POLICE searching a Deeside flat recovered 68 female cannabis flowering heads and a book on how to grow marijuana easily.

The prosecution at Mold Crown Court yesterday put the value of the potential yield at £27,400 but the defence suggested it was half that amount.

The tenant of the flat at The Red Hall Precinct in Connah’s Quay, Christopher Wright, admitted producing the cannabis, being concerned in the supply of cannabis, and possessing 16.8 grammes of cocaine for his own use. He was jailed for a year.

Judge John Rogers QC said that for something like three months, between March and June last year, Wright was involved in the production of cannabis plants and in its supply.

“In addition, when arrested, you had a substantial amount of cocaine in your possession,” Judge Rogers told him.

A prison sentence was inevitable but he took into account his guilty pleas, and the changes he had made in his life since his arrest.

Elizabeth Bell, prosecuting, said that in his basis of plea Wright said he had agreed to participate in the growing of cannabis in order to pay off a debt. He did supply, but only to friends.

On June 8 police searched his flat.

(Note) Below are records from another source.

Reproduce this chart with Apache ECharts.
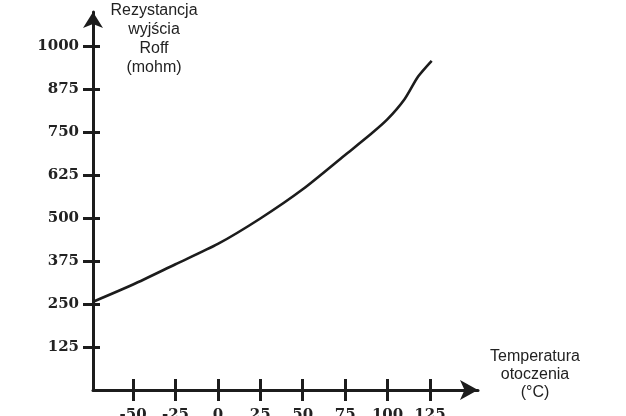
<!DOCTYPE html>
<html>
<head>
<meta charset="utf-8">
<script src="https://cdn.jsdelivr.net/npm/echarts@6/dist/echarts.min.js"></script>
<style>html,body{margin:0;padding:0;background:#fff}#c{width:626px;height:416px}</style>
</head>
<body>
<div id="c"></div>
<script>
const temps = [-73.5, -50, -25, 0, 25, 50, 75, 90, 100, 110, 118, 126];
const resistance = [257, 307, 366, 425, 499, 584, 684, 744, 788, 846, 912, 958];
const xTicks = [-50, -25, 0, 25, 50, 75, 100, 125];
const yTicks = [125, 250, 375, 500, 625, 750, 875, 1000];
const xName = 'Temperatura\notoczenia\n(°C)';
const yName = 'Rezystancja\nwyjścia\nRoff\n(mohm)';

const ink = '#1c1c1c';
const labelFont = { fontFamily: 'DejaVu Serif', fontWeight: 'bold', fontSize: 15, color: '#222' };
const xMin = -73.6, xMax = 153.3, yMin = 0, yMax = 1100;
const fmt = v => String(v);

const chart = echarts.init(document.getElementById('c'), null, { renderer: 'canvas' });
chart.setOption({
  animation: false,
  backgroundColor: '#fff',
  grid: { left: 93, right: 148, top: 12, bottom: 26, containLabel: false, outerBoundsMode: 'none' },
  xAxis: [
    {
      type: 'value', min: xMin, max: xMax,
      axisLine: { show: true, onZero: false, lineStyle: { color: ink, width: 3 }, symbol: ['none', 'arrow'], symbolSize: [15, 18] },
      axisTick: { show: true, inside: false, length: 11, lineStyle: { color: ink, width: 3 }, customValues: xTicks },
      axisLabel: Object.assign({ show: true, margin: 18, customValues: xTicks, formatter: fmt }, labelFont),
      splitLine: { show: false }
    },
    {
      type: 'value', min: xMin, max: xMax, position: 'bottom',
      axisLine: { show: false, onZero: false },
      axisTick: { show: true, inside: true, length: 11, lineStyle: { color: ink, width: 3 }, customValues: xTicks },
      axisLabel: { show: false },
      splitLine: { show: false }
    }
  ],
  yAxis: [
    {
      type: 'value', min: yMin, max: yMax,
      axisLine: { show: true, onZero: false, lineStyle: { color: ink, width: 3 }, symbol: ['none', 'arrow'], symbolSize: [15, 16] },
      axisTick: { show: true, inside: false, length: 10, lineStyle: { color: ink, width: 3 }, customValues: yTicks },
      axisLabel: Object.assign({ show: true, margin: 14, customValues: yTicks, formatter: fmt }, labelFont),
      splitLine: { show: false }
    },
    {
      type: 'value', min: yMin, max: yMax, position: 'left',
      axisLine: { show: false, onZero: false },
      axisTick: { show: true, inside: true, length: 7, lineStyle: { color: ink, width: 3 }, customValues: yTicks },
      axisLabel: { show: false },
      splitLine: { show: false }
    }
  ],
  graphic: [
    { type: 'text', silent: true, x: 154, y: 1, style: { text: yName, fill: '#222', fontFamily: 'Liberation Sans', fontSize: 16, lineHeight: 19, align: 'center', verticalAlign: 'top' } },
    { type: 'text', silent: true, x: 535, y: 348, style: { text: xName, fill: '#222', fontFamily: 'Liberation Sans', fontSize: 16, lineHeight: 18, align: 'center', verticalAlign: 'top' } }
  ],
  series: [{
    type: 'line',
    xAxisIndex: 0, yAxisIndex: 0,
    data: temps.map((t, i) => [t, resistance[i]]),
    smooth: 0.25,
    showSymbol: false,
    lineStyle: { color: ink, width: 2.6 },
    clip: false
  }]
});
</script>
</body>
</html>
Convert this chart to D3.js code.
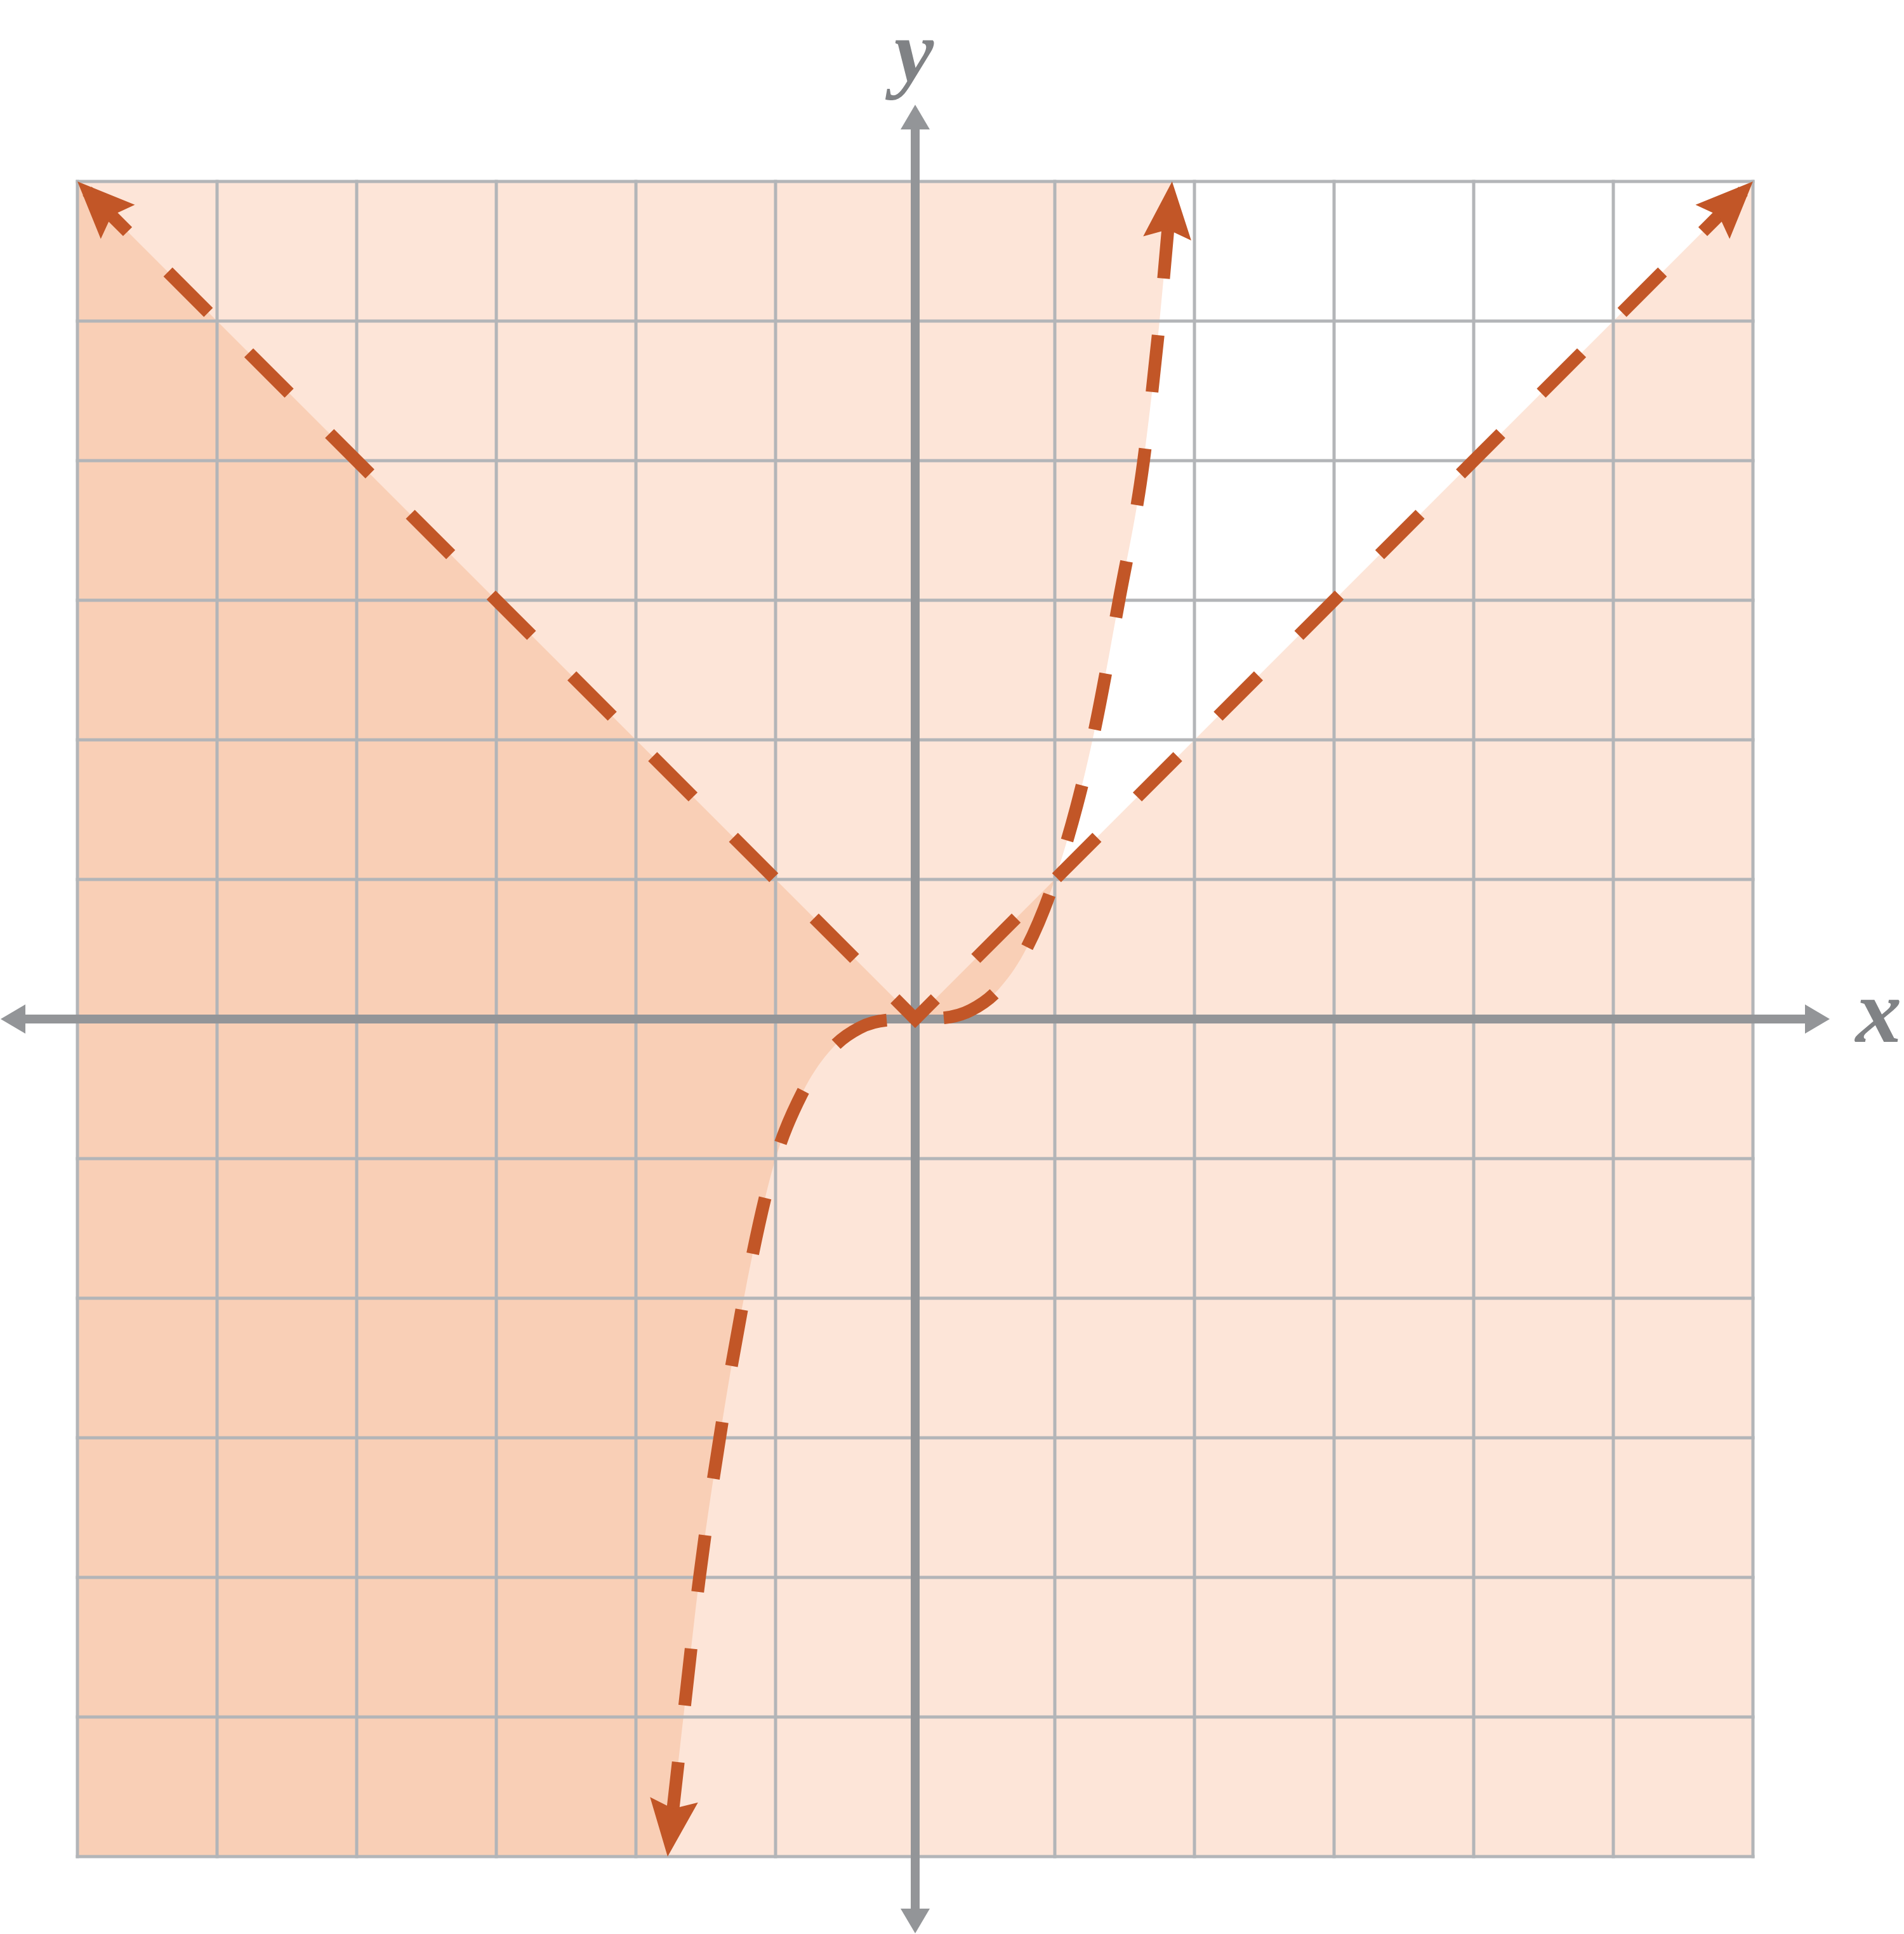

He was seen locking the door as officers approached, he was taken inside and the plants were found together with a book called Easy Marijuana Gardening.

The cocaine was said to have a street value of £670.

Text messages on his mobile phone were consistent with supplying cannabis.

Now a financial investigation under the Proceeds of Crime is to take place.

Andrew Green, defending, said there was no forensic evidence in the case and the potential yield suggested by the police was not accepted.

Wright, 27, was not heavily convicted, had no previous convictions for supply and it was clear that custody would not be easy for him.

Since his arrest Wright had been able to trace his father who he had lost contact with many years ago.

He was now living with his father in the Cannock area of Staffordshire, far away from the peers he had at the time of his offending, and his father was in court to
support him.

Wright had suffered bereavement.

He had obtained full-time work with a car components firm and had displayed a good work ethic and it was clear that over the last 10 months his life had undergone a significant change.

Mr Green asked for a sentence that “will not derail his rehabilitation”.